White male critics seem to admire Entroducing because it's a DJ/electronic album that makes rational sense; you could call it conceptual even. But why is rational meaning, a comfortably ordered noise, so attractive to those critics? And what if a music makes sense in ways less accessible to critical thinking? I find DJ Shadow overbearing, overwrought, and overdone, like an exegesis on doodling. And I think his current deification signifies nothing less than a communal ducking in the face of what dub- and dance-derived music has demanded of us: a new critical language that respects such vernaculars of as-yet indistinct meaning as the tongues of the body, the measurements of space, and the wisdom of tides.
My sister critics of the last decade have bravely brought desire into the "objective" discourse on popular music, but, I'm sorry, that's only the beginning. The body knows more than lust. Going out to meet DJ/electronic music in its den--where speakers capable of filling stadiums with sound throw their watts against the four walls of a cramped basement--makes your body the translator. You have to stop up your ears if you want to save them. You feel bass like thunder in your chest. Snare rattles in your cortex more intimate than thoughts. If you try to protect yourself from the noise, your head will ache, your heart will beat wrong. If you don't--if you move to it--you will enter the beats so far it feels like you yourself are playing them.

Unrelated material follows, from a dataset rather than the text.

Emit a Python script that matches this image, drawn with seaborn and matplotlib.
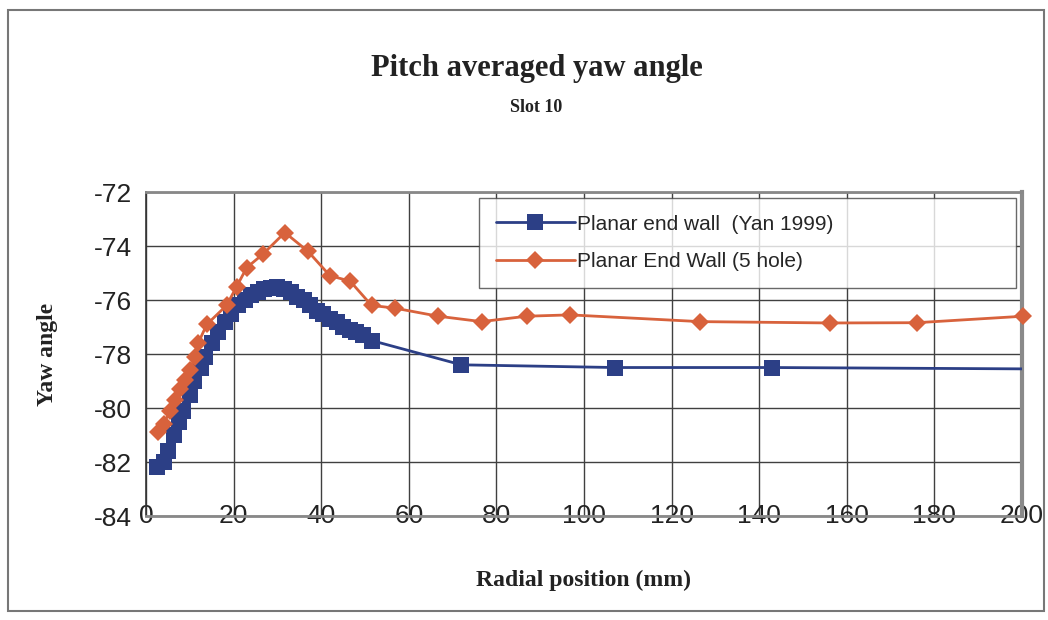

Needless to say, I am concerned that this music is being judged by people sitting in chairs with headphones on. What comes off meandering or chaotic or repetitive or meaningless in that situation may feel revelatory when one is dancing amongst sounds as present as beams of light. I try to listen on 'phones, and even the music that still fascinates me--Spring Heel Jack, the Mad Professor's remixes of Massive Attack, Alec Empire, Scarab--repels my conscious attempts to make meaning of it. I can break this music down into parts--where the samples come from and what is done to them--but in its entirety it refuses my intelligence. My mental intelligence, that is. Drum'n'bass makes all sorts of sense to my physical self: It was only by moving to it that I understood--was moved by--its sadness and determination, its hurry and stillness, a body patois of the uprooted.
So, given that DJ parties may be rare in some necks of the woods, and that dancing critics are still rarer, how is one to judge electronic music? I think the most critics can do for now is allow themselves to be moved--in both senses--at the same time they question their movement: to be analytic, in other words, about reporting feelings. Meanwhile, I for one am trying to practice listening to this music with my conscious mind derailed. I listen while cooking, driving, and drawing; I listen for flow and tightness and corners and space; I listen to the way my shoulders, listening, bunch up--or my lungs, enraptured, seem to stretch out before me like sails. There is wisdom to be had here. And a politics deeper than Democrat vs. Republican, a politics concerning the accepted parameters of being, a politics that wonders why we expect so little of ourselves.